30 Mayıs görüşme notlarında Öcalan’ın süreçle ilgili “Çomak sokmak isteyenler var. Bana göre bu masa ve konuşulanlar tarihi. Yüzde yüz başarılı olur mu, bu olamaz. Bozucular var” cümlelerinden sonra ­heyetin şu tespiti çarpıcı:

“Dışarıdan bozmak isteyenler varmış. Kandil’in belirttiğine göre çağrı sonrası etkili güçler araya giriyor. Kendileriyle görüşmek istiyorlar. ‘Silah bırakmayın’ diyorlar. ‘Rojava’da neden federasyon istemiyorsunuz?’ diyorlar. BM ve başka güçler süreci desteklediklerini söylüyorlar. Ama alttan alta ilişkiye geçip ‘silah bırakmayın’ diyorlarmış. Şimdiye kadar merhaba demekten çekinenler Kandil’le görüşmek istiyorlar. Üst düzeyde stratejik ilişki geliştirmek istiyorlar. Hareketi destekleme eğilimi taşıyorlar.”

Öcalan’ın bu bilgilere karşı verdiği yanıt da çarpıcı:

“Yani şimdi diyorlar. İlginç. Bugüne kadar demediler. Şimdi diyorlar. Amerika, İsrail ve İran kanatları değil mi? (Heyete dönüyor) Bakın, görün bunu. Anlayın ve sonuç çıkarın diyorum size. Bakın bu kozun ellerinden alınması onları korkuttu. Peki ne yapalım? Lütfen gizli toplantı yapıyormuşuz gibi rahat konuşun. Açık bir şekilde görüşlerinizi söyleyin.”

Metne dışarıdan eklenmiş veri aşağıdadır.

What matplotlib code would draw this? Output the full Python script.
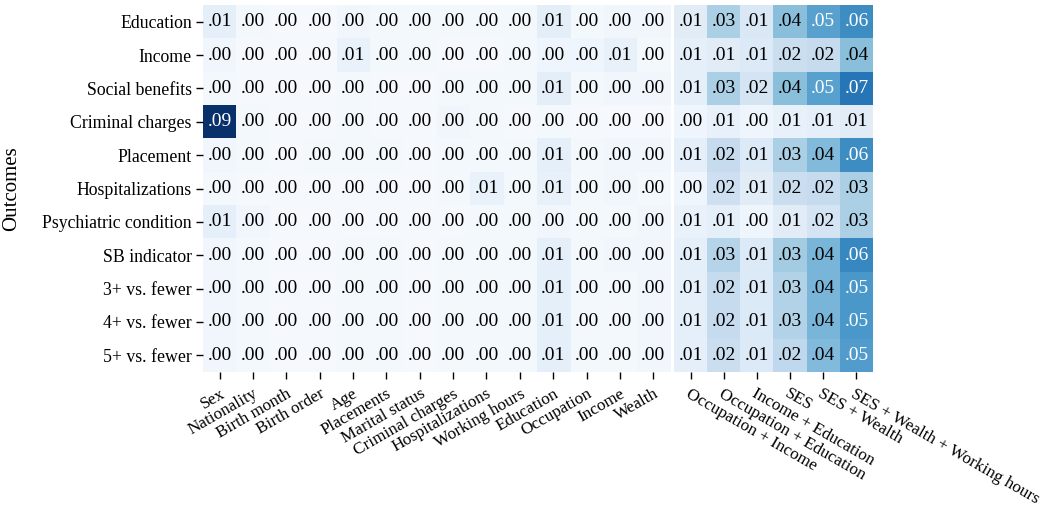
import numpy as np
import matplotlib.pyplot as plt

plt.rcParams['font.family'] = ['Liberation Serif', 'DejaVu Serif']

outcomes = ["Education", "Income", "Social benefits", "Criminal charges", "Placement",
            "Hospitalizations", "Psychiatric condition", "SB indicator",
            "3+ vs. fewer", "4+ vs. fewer", "5+ vs. fewer"]

single = ["Sex", "Nationality", "Birth month", "Birth order", "Age", "Placements",
          "Marital status", "Criminal charges", "Hospitalizations", "Working hours",
          "Education", "Occupation", "Income", "Wealth"]

combined = ["Occupation + Income", "Occupation + Education", "Income + Education",
            "SES", "SES + Wealth", "SES + Wealth + Working hours"]

# explained variance per outcome, single predictors
r2_single = np.array([
    [.008, .002, .001, .001, .003, .002, .002, .002, .002, .002, .009, .002, .003, .003],
    [.003, .001, .001, .001, .006, .002, .002, .001, .001, .002, .004, .004, .007, .002],
    [.002, .001, .001, .001, .002, .001, .001, .002, .002, .002, .009, .002, .003, .003],
    [.090, .002, .001, .001, .002, .001, .001, .003, .002, .001, .002, .001, .001, .001],
    [.003, .002, .001, .002, .002, .002, .001, .002, .002, .002, .008, .002, .003, .003],
    [.002, .001, .001, .001, .001, .001, .001, .002, .006, .002, .007, .002, .003, .002],
    [.008, .003, .001, .001, .001, .001, .001, .001, .002, .002, .003, .002, .002, .003],
    [.003, .002, .001, .001, .002, .002, .001, .002, .002, .002, .008, .002, .003, .003],
    [.003, .002, .001, .001, .002, .002, .001, .002, .002, .002, .008, .002, .002, .003],
    [.003, .002, .001, .001, .002, .002, .001, .002, .002, .002, .008, .002, .002, .003],
    [.003, .002, .001, .001, .002, .002, .001, .002, .002, .002, .008, .002, .002, .003],
])

# explained variance per outcome, combined predictor sets
r2_combined = np.array([
    [.010, .030, .013, .038, .050, .058],
    [.008, .010, .012, .020, .022, .038],
    [.008, .030, .016, .038, .050, .066],
    [.004, .007, .004, .007, .008, .010],
    [.008, .022, .012, .030, .040, .058],
    [.004, .019, .010, .020, .022, .030],
    [.006, .008, .004, .010, .016, .030],
    [.008, .027, .012, .032, .042, .060],
    [.008, .022, .012, .028, .042, .054],
    [.008, .022, .012, .028, .042, .054],
    [.008, .020, .012, .024, .040, .052],
])

vmax = 0.09
fig = plt.figure(figsize=(10.46, 5.11), dpi=100)
ax1 = fig.add_axes([0.194, 0.272, 0.4465, 0.718])
ax2 = fig.add_axes([0.6444, 0.272, 0.1902, 0.718])


def draw(ax, data, cols, rot, ha):
    ax.imshow(data, cmap="Blues", vmin=0, vmax=vmax, aspect="auto",
              interpolation="nearest")
    for i in range(data.shape[0]):
        for j in range(data.shape[1]):
            v = data[i, j]
            txt = f"{v:.2f}".lstrip("0")
            ax.text(j, i, txt, ha="center", va="center", fontsize=14,
                    color="white" if v / vmax > 0.5 else "black")
    ax.set_xticks(range(len(cols)))
    ax.set_xticklabels(cols, rotation=rot, ha=ha, rotation_mode="anchor",
                       fontsize=12.3)
    for s in ax.spines.values():
        s.set_visible(False)
    ax.tick_params(axis="x", length=5, width=1, pad=5)


draw(ax1, r2_single, single, 30, "right")
draw(ax2, r2_combined, combined, -30, "left")

ax1.set_yticks(range(len(outcomes)))
ax1.set_yticklabels(outcomes, fontsize=12.8)
ax1.tick_params(axis="y", length=5, width=1, pad=3)
ax1.set_ylabel("Outcomes", fontsize=15, labelpad=6)
ax1.yaxis.set_label_coords(-0.39, 0.5)
ax2.set_yticks([])

fig.savefig("out.png", dpi=100)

İşte tam da bu noktada süreci yakından takip eden bir dostum dedi ki: “Öcalan’ın ‘Bakın bu kozun ellerinden alınması onları korkuttu’ cümlesi çok ama çok önemli. PKK’nın feshi, silah bırakılması ‘hangi kozu’ ellerinden alıyor? Kimin elinden alıyor? Tabii ki İsrail!”

Evet… Öcalan’ın 30 Mayıs görüşme notlarında heyetle yaptığı görüşmede 17 yerde İsrail geçiyor. 21 Nisan günlü görüşmede de 28 ayrı yerde İsrail geçmişti ve “Gazzeleşme” vurgusu iki İmralı notlarında da hakim. MİT Başkanı İbrahim Kalın’ın “ikna edici” denilen tespitlerinde “kozun ellerinden alınması” vurgusu mu var bilemem ama bildiğim kamuoyunun “Öcalan’lı sürece ikna olması” için daha açık olunması gerektiği ve tehlikenin de, boyutunun da iyi anlatılması gerekiyor. Yoksa 50 yıllık hafızayı silmek kolay değil!